I intend setting off for Athens on Wednesday not sure of best route to take ? Anybody made this trip before ?


----------



## 98585 (Apr 9, 2006)

I put the route into MS Autoroute 2006 and it crashed and couldnt work a route out :? Just looking at the map though and I'm jealous it looks like a crackin trip. please keep us posted whenever you can.


----------



## Don_Madge (May 1, 2005)

DONNY said:


> I intend setting off for Athens on Wednesday not sure of best route to take ? Anybody made this trip before ?


Hi Donny,

We have done the trip many times in the past as we live in the north we use the North Sea Ferries crossing from Hull to Zeebrugge, three night stops to either Bari or Brindisi in Italy.

Our preferred route is: -

ZEEBRUGGE, LUXEMBURG, STRASBOURG, BASLE, ST. GOTHARD TUNNEL, LAKE COMO, MILAN, BOLOGNE, ANCONA, BARI OR BRINDISI

From Bari/Brindisi take the ferry using the "camping on board" option to either Igoumenitsa or Patras

From Igoumenitsa it's about 310 miles to Athens and from Patras it's about 180 miles.

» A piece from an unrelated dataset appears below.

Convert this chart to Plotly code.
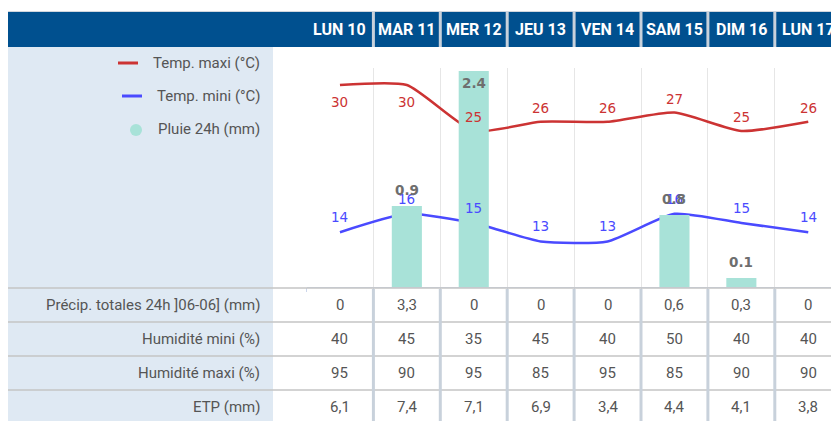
import plotly.graph_objects as go

# The page body has an 8px default margin, so the figure is drawn 8px in from the window edge.
OFF = 8
W, H = 839 - OFF, 421 - OFF

days = ["LUN 10", "MAR 11", "MER 12", "JEU 13", "VEN 14", "SAM 15", "DIM 16", "LUN 17"]
tmax = [30, 30, 25, 26, 26, 27, 25, 26]
tmin = [14, 16, 15, 13, 13, 16, 15, 14]
rain = [0, 0.9, 2.4, 0, 0, 0.8, 0.1, 0]
precip = ["0", "3,3", "0", "0", "0", "0,6", "0,3", "0"]
hum_min = [40, 45, 35, 45, 40, 50, 40, 40]
hum_max = [95, 90, 95, 85, 95, 85, 90, 90]
etp = ["6,1", "7,4", "7,1", "6,9", "3,4", "4,4", "4,1", "3,8"]
row_labels = ["Précip. totales 24h ]06-06] (mm)", "Humidité mini (%)", "Humidité maxi (%)", "ETP (mm)"]
legend_labels = ["Temp. maxi (°C)", "Temp. mini (°C)", "Pluie 24h (mm)"]

RED = "#cc3333"
BLUE = "#4a4aff"
TEAL = "#a8e2d8"
HEAD = "#00508f"
PANEL = "#dfe9f3"
SEP = "#c8d1db"
TXT = "#555555"


def px(x):
    return (x - OFF) / W


def py(y):
    return 1 - (y - OFF) / H


x = list(range(len(days)))
fig = go.Figure()
fig.add_trace(go.Bar(x=x, y=rain, yaxis="y2", marker=dict(color=TEAL, line=dict(width=0)),
                     width=0.45, showlegend=False, hoverinfo="skip"))
fig.add_trace(go.Scatter(x=x, y=tmax, mode="lines", line=dict(color=RED, width=2.5, shape="spline", smoothing=0.55),
                         showlegend=False, hoverinfo="skip"))
fig.add_trace(go.Scatter(x=x, y=tmin, mode="lines", line=dict(color=BLUE, width=2.5, shape="spline", smoothing=0.55),
                         showlegend=False, hoverinfo="skip"))

shapes = []
ann = []

# header bar
shapes.append(dict(type="rect", xref="paper", yref="paper", x0=px(7), x1=px(839), y0=py(47), y1=py(12),
                   fillcolor=HEAD, line=dict(width=0), layer="below"))
shapes.append(dict(type="line", xref="paper", yref="paper", x0=px(7), x1=px(839), y0=py(11.5), y1=py(11.5),
                   line=dict(color="#d0d6de", width=1)))
# left panel
shapes.append(dict(type="rect", xref="paper", yref="paper", x0=px(7), x1=px(273), y0=py(421), y1=py(47),
                   fillcolor=PANEL, line=dict(width=0), layer="below"))
# header separators
for i in range(len(days) - 1):
    shapes.append(dict(type="line", xref="x", yref="paper", x0=i + 0.5, x1=i + 0.5, y0=py(47), y1=py(12),
                       line=dict(color=SEP, width=3)))
shapes.append(dict(type="line", xref="paper", yref="paper", x0=px(837.5), x1=px(837.5), y0=py(47), y1=py(12),
                   line=dict(color=SEP, width=3)))
# table row lines
for yy in [288, 322, 356, 390]:
    shapes.append(dict(type="line", xref="paper", yref="paper", x0=px(7), x1=px(839), y0=py(yy), y1=py(yy),
                       line=dict(color="#c4c4c4", width=1.5)))
# table column separators
for i in range(len(days) - 1):
    shapes.append(dict(type="line", xref="x", yref="paper", x0=i + 0.5, x1=i + 0.5, y0=py(421), y1=py(289),
                       line=dict(color=SEP, width=3)))

# header labels
for i, d in enumerate(days):
    ann.append(dict(x=i, xref="x", y=py(29.5), yref="paper", text=f"<b>{d}</b>", showarrow=False,
                    xanchor="center", yanchor="middle",
                    font=dict(family="Roboto", size=16, color="white")))

# legend
shapes.append(dict(type="line", xref="paper", yref="paper", x0=px(118), x1=px(138), y0=py(63), y1=py(63),
                   line=dict(color=RED, width=3)))
shapes.append(dict(type="line", xref="paper", yref="paper", x0=px(122), x1=px(142), y0=py(96), y1=py(96),
                   line=dict(color=BLUE, width=3)))
shapes.append(dict(type="circle", xref="paper", yref="paper", x0=px(130), x1=px(142), y0=py(136), y1=py(124),
                   fillcolor=TEAL, line=dict(width=0)))
for yy, t in zip([63, 96, 129], legend_labels):
    ann.append(dict(x=px(262), xref="paper", y=py(yy), yref="paper", text=t, showarrow=False,
                    xanchor="right", yanchor="middle",
                    font=dict(family="Roboto", size=15, color=TXT)))

# table content
rows = [precip, hum_min, hum_max, etp]
for yy, lab, vals in zip([305, 339, 373, 407], row_labels, rows):
    ann.append(dict(x=px(262), xref="paper", y=py(yy), yref="paper", text=lab, showarrow=False,
                    xanchor="right", yanchor="middle",
                    font=dict(family="Roboto", size=15, color=TXT)))
    for i, v in enumerate(vals):
        ann.append(dict(x=i, xref="x", y=py(yy), yref="paper", text=str(v), showarrow=False,
                        xanchor="center", yanchor="middle",
                        font=dict(family="Roboto", size=15, color=TXT)))

# data labels
lab_font = dict(family="DejaVu Sans", size=13.5)
for i, v in enumerate(tmax):
    shift = -17 if v >= 29.5 else 14
    ann.append(dict(x=i, xref="x", y=v, yref="y", text=str(v), showarrow=False, yshift=shift,
                    xanchor="center", yanchor="middle", font=dict(lab_font, color=RED)))
for i, v in enumerate(tmin):
    ann.append(dict(x=i, xref="x", y=v, yref="y", text=str(v), showarrow=False, yshift=15,
                    xanchor="center", yanchor="middle", font=dict(lab_font, color=BLUE)))
for i, v in enumerate(rain):
    if v > 0:
        shift = -12 if v > 2.2 else 16
        ann.append(dict(x=i, xref="x", y=v, yref="y2", text=f"<b>{v}</b>", showarrow=False, yshift=shift,
                        xanchor="center", yanchor="middle", font=dict(lab_font, color="#6e6e6e")))

col_w = 66.9
x_left = 306.5
fig.update_layout(
    width=W, height=H, margin=dict(l=0, r=0, t=0, b=0),
    paper_bgcolor="white", plot_bgcolor="white",
    xaxis=dict(domain=[px(x_left), 1], range=[-0.5, -0.5 + (839 - x_left) / col_w],
               tickvals=[i - 0.5 for i in range(len(days))], showticklabels=False,
               showgrid=True, gridcolor="#e6e6e6", gridwidth=1, zeroline=False,
               showline=True, linecolor="#ccd6eb", linewidth=1, ticks="outside", ticklen=4, tickcolor="#ccd6eb"),
    yaxis=dict(domain=[py(287), py(68)], range=[30 - (287 - 85) / 9.2, 30 + (85 - 68) / 9.2],
               showgrid=False, showticklabels=False, zeroline=False),
    yaxis2=dict(domain=[py(287), py(68)], overlaying="y", range=[0, 219 / 90], showgrid=False,
                showticklabels=False, zeroline=False),
    shapes=shapes, annotations=ann, showlegend=False, bargap=0.5,
)
fig.write_html("out.html")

I would suggest you stay on the Autostrada in Italy as many of the other roads are in poor condition and are very congested.

In Switzerland there is a fee of 40 Swiss Francs (up to 3500kg) to use the motorways. The vignette is valid for 14 months 1 Dec 06 - 31 Jan 08.

There is no extra charge for the St. Got hard Tunnel. We believe this is the best route through the Alps and the scenery is stunning.

Get back to me if I can be of further help.

Safe travelling

Don


----------



## philjohn (May 29, 2005)

Hi,
We do the same route but from Dunkirk, you can also catch the Camping on Board Ferry at Venice and Ancona as well. Have a look here http://www.greekferries.gr/ have used these a couple of times.

Phil J


----------



## MissEllie (Sep 6, 2005)

Has anyone travelled to Greece with a dog? If so, did you have any problems? The last time I was in Greece there were a lot of stray dogs and cats and I wonder if it is still a problem.


----------



## Telbell (May 1, 2005)

Hi Donny- when I saw the thread title I thought for a minute you had some Champions League Cup Final tickets to sell -will you be there around the 23rd??


----------



## peejay (May 10, 2005)

We don't travel with a dog anymore but I can confirm that stray cats and dogs can be a problem in Greece. Last time we were there in 2002 on virtualy every site we visited we were befriended by several stray cats or dogs.
Sadly, if you do a search on the internet, the situation isn't much better today.

pete


----------